Abstract

The author argues that the features of the narrative structure in the stories by Vladimir Nabokov have repeatedly become the subject of researchers’ attention, both literary critics and linguists. Scholars have highlighted some features specific to the modernist narrative in the analyzes of particular Nabokov works and in the scholarly articles devoted to Nabokov in general. One of the most prominent feature is the uncertainty of the “deictic modus of the text” (Mikhail Dymarsky). However, in the early Nabokov works, when his individual style was just being formed, one can find examples of a consistently sustained traditional narrative. The material for this study was Nabokovʼs stories of the 1920s: this period accounts for almost half of the short stories he created; in addition, the instability of the authorʼs preferences when choosing narrative strategies attracts researcher’s attention. The fundamental differences between these strategies, their incompatibility, and their orientation toward solving mutually exclusive problems become more noticeable when comparing early Nabokov prose and the works by Anton Chekhov, a writer whose creative method evolved within the framework of the traditional narrative.
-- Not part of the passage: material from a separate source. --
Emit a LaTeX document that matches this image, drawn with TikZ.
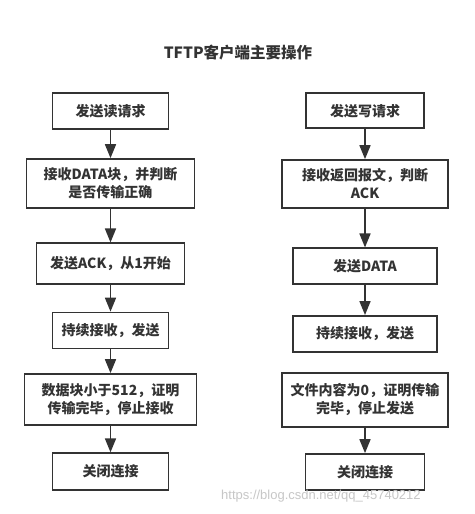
\documentclass[tikz,border=0pt]{standalone}
\usepackage{fontspec}
\usetikzlibrary{arrows.meta}
\newfontfamily\cjk{Noto Sans CJK SC}
\newfontfamily\wmfont{Liberation Sans}
\definecolor{ink}{HTML}{333333}
\tikzset{
  box/.style={draw=ink, line width=1.7pt, fill=white, inner sep=0pt, align=center,
    text=ink, font=\cjk\bfseries\fontsize{14}{18}\selectfont},
  arr/.style={draw=ink, line width=1.7pt, -{Triangle[length=14pt,width=11pt]}}
}
\begin{document}
\begin{tikzpicture}[x=1pt,y=-1pt]
\useasboundingbox[fill=white] (0,0) rectangle (474,514);
\node[text=ink, font=\cjk\bfseries\fontsize{15.5}{18}\selectfont] (title) at (238,53) {TFTP客户端主要操作};
% left column
\node[box, minimum width=116pt, minimum height=36pt] (L1) at (110.5,111.3) {发送读请求};
\node[box, minimum width=168pt, minimum height=49pt] (L2) at (110.5,183.5) {接收DATA块，并判断\\是否传输正确};
\node[box, minimum width=148pt, minimum height=41pt] (L3) at (110.5,263.8) {发送ACK，从1开始};
\node[box, minimum width=116pt, minimum height=36pt] (L4) at (110.5,330.5) {持续接收，发送};
\node[box, minimum width=172pt, minimum height=51pt] (L5) at (110.5,399.5) {数据块小于512，证明\\传输完毕，停止接收};
\node[box, minimum width=116pt, minimum height=37pt] (L6) at (110.5,471.7) {关闭连接};
% right column
\node[box, minimum width=118pt, minimum height=35pt] (R1) at (365,110.8) {发送写请求};
\node[box, minimum width=166pt, minimum height=48pt] (R2) at (365,184) {接收返回报文，判断\\ACK};
\node[box, minimum width=144pt, minimum height=36pt] (R3) at (365,266.3) {发送DATA};
\node[box, minimum width=144pt, minimum height=36pt] (R4) at (365,333.9) {持续接收，发送};
\node[box, minimum width=166pt, minimum height=54pt] (R5) at (365,399.7) {文件内容为0，证明传输\\完毕，停止发送};
\node[box, minimum width=119pt, minimum height=36pt] (R6) at (365,472) {关闭连接};
% arrows
\draw[arr] (L1) -- (L2);
\draw[arr] (L2) -- (L3);
\draw[arr] (L3) -- (L4);
\draw[arr] (L4) -- (L5);
\draw[arr] (L5) -- (L6);
\draw[arr] (R1) -- (R2);
\draw[arr] (R2) -- (R3);
\draw[arr] (R3) -- (R4);
\draw[arr] (R5) -- (R6);
% watermark
\node[anchor=west, inner sep=0pt, text=black!22, font=\wmfont\fontsize{13}{15}\selectfont] (wm) at (221,496) {https://blog.csdn.net/qq\_45740212};
\end{tikzpicture}
\end{document}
So, along with all sorts of ways to violate the usual conditions of communication with the reader, Nabokov also uses the types of narration explored by Alexandre Chudakov on Chekhovʼs material. In other words, in the early stories, Nabokov actively masters the experience of his recent predecessors and looks for ways to overcome traditional narrative forms; in this sense, the arsenal of his artistic devices is more diverse than that of his predecessors. The results of the study allow to formulate a question about the plot conditionality of certain narrative devices in Nabokovʼs stories and, more broadly, in his prose.